In my original “Esprix & Dr. Boyfriend” thread I opened to discussion my thought processes behind my decision to move to San Diego and reluctantly tell Dr. Boyfriend this news. I had posted it merely as a sounding board, as I didn’t want to discuss too much with my friends at home because I wanted him to be the first to know (at this point only my friends in California and he know; no other friends or family have been told).
Well, the cat’s out of the bag, and not in a good way. Dr. Boyfriend was bored last night and decided to go surfing the web. Being a first-year resident, having that kind of extra time is very, very rare, so of course I would never have expected that he would think to himself, “Hmmm, I wonder what this Straight Dope thing that Esprix keeps talking about is all about…”

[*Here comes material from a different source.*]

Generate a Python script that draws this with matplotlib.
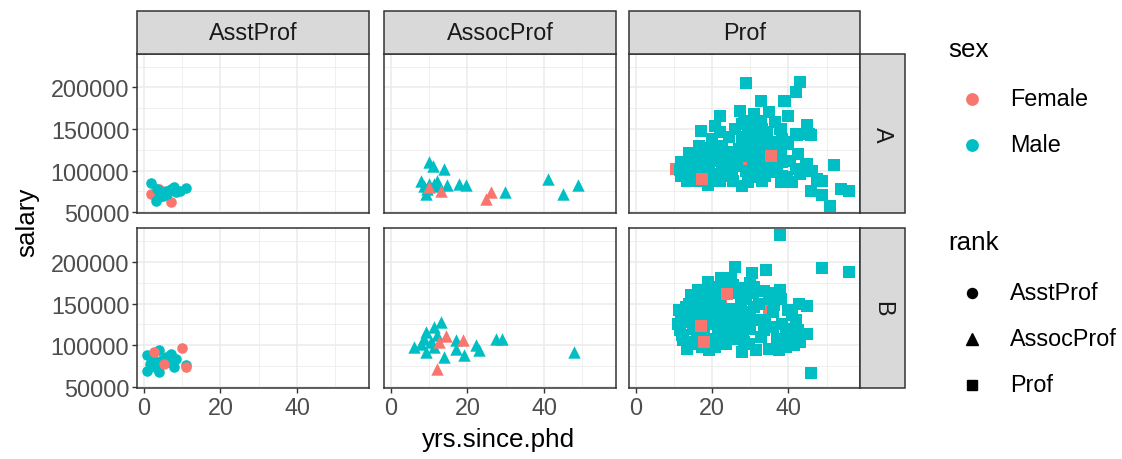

Do you see where this is going?
Needless to say, I got a very frustrated phone call from him last night informing me he’d read the above thread. I raced over and we had a long heart-to-heart, but the damage was done. He now knows I’m planning to move to San Diego and that our relationship is coming to an end.
I had been getting more serious-minded relationship vibes from him since right before I left for my two-week vacation in the beginning of August, but wanted to take that vacation as I use it annually as a time for reflection to make absolutely sure I felt I was doing what was right for me. At the same time, right before I left I decided to join my family in Disney World during Labor Day week (next week), so that only gave me 2 weeks in between vacations. Knowing Dr. Boyfriend as I do, telling him this news and then leaving for a week would have been a bad idea, so I decided to wait until I returned from Florida so we could sit down and have a good evening together and try to, as Webber put it, “take the hurt out of all the pain.” Obviously that idea’s all shot to hell now, and the best I can do is pick up the pieces.
I’m not going to get into the details of our talk, but I will say that he is mad that I didn’t tell him or talk about my thoughts earlier (my response was that I didn’t want to tell him something I wasn’t 100% sure of myself, and really wasn’t until my August vacation), and I was kind of caught off guard by the fact that he’d invested a lot more emotionally into this relationship than I had (which really shouldn’t have been that surprising).
I don’t know what this means for us for the near or far future, but I figured I’d just update everyone and let you know that the Straight Dope Message Board ruined my life. Bleh.